Patriarch Kirill has sent a clear signal that he is “with Putin and not with his flock” or even the basic principles of his faith, Sergey Chapnin says. Many Russian faithful are going along with him, but many are not, outraged that the church can’t even follow its own teachings call things “by their own names – war is war and aggression is aggression.”

And some of them are speaking out, the religious affairs journalist says. Father Ioann Budrin of Kostroma told his parishioners and then posted online the following: “We cannot shamefully close our eyes and call black white and good evil … The blood of the residents of Ukraine will remain on the hands not only of the rulers of Russia and soldiers who are carrying out these orders” (theins.ru/opinions/sergei-chapnin/249302).
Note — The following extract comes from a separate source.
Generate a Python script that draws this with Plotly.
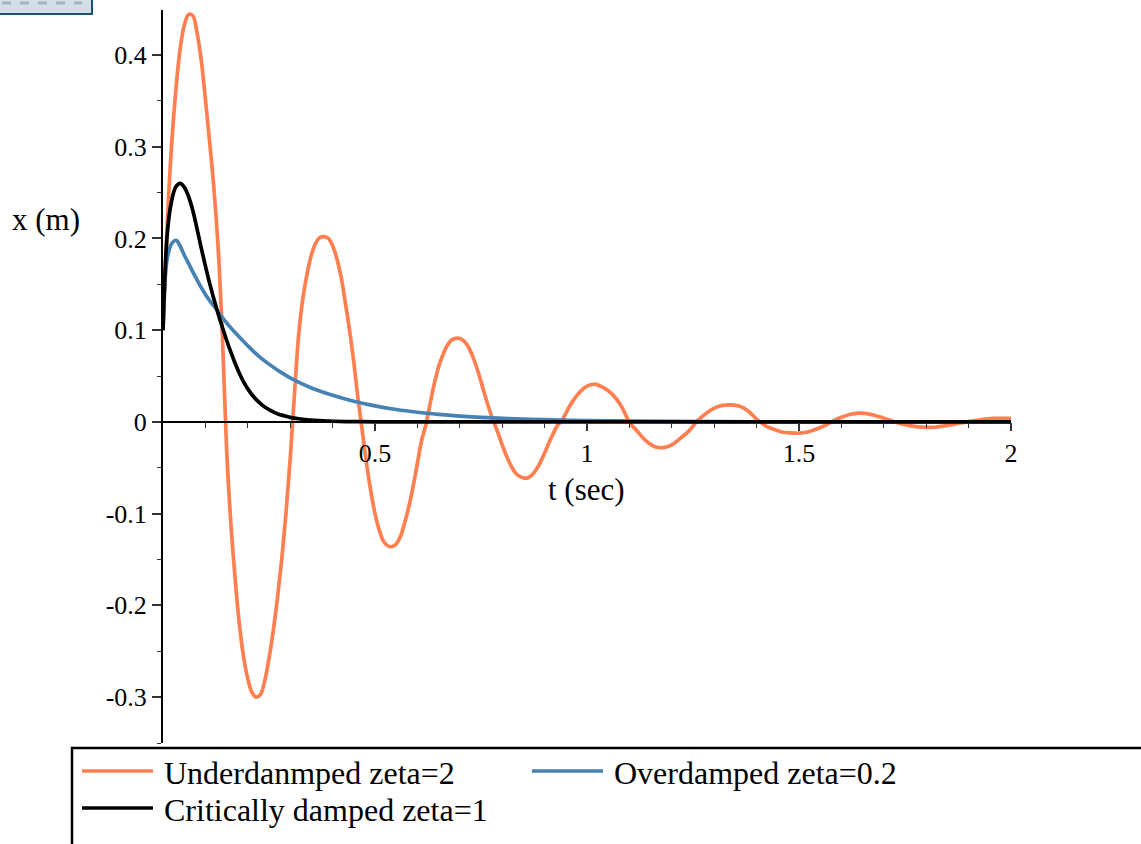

“Their blood,” Father Budrin said, “is on the hands of each of us who approve this war or simply remain silent.”

The church hierarchs didn’t bring him into line, but the state did. A snitch in his congregation denounced him, his homily was removed from the church’s website, and he was fined 35,000 rubles (300 US dollars) for “discrediting the use of the Armed Forces of the Russian Federation to defend the interests of the Russian Federation and its citizens.”

The Russian authorities have made it clear that they will stamp out all dissent against Putin’s war even if it comes from abroad. After an Orthodox congregation in Amsterdam denounced the war and broke with the Moscow Patriarchate, Moscow brought such pressure to bear on this group that it had to turn to the Dutch authorities for its defense.

As Chapnin observes, “the Official Church, the only voice of which during the days of this war has become Kirill himself, has turned out to be bankrupt not only from a Biblical but also from a moral point of view.” And it has also shown in the Budrin case and others that it lacks the ability to enforce its own position but must rely on the state organs.

That is a clear sign of its own internal collapse, a collapse brought on by its slavish obedience to the Kremlin; and however much the words of Kirill and his accomplices please the Russian leader, they are unlikely to be able to save the situation for the church and its increasingly restive parishioners.

One additional and even more important sign of this: during wars, most believers turn to the church for solace. This time, with Putin’s war in Ukraine, it does not appear that Russians are doing so. And if they aren’t attending now, they are unlikely to come back if and when the war ends, leaving Kirill’s church even weaker than it was before.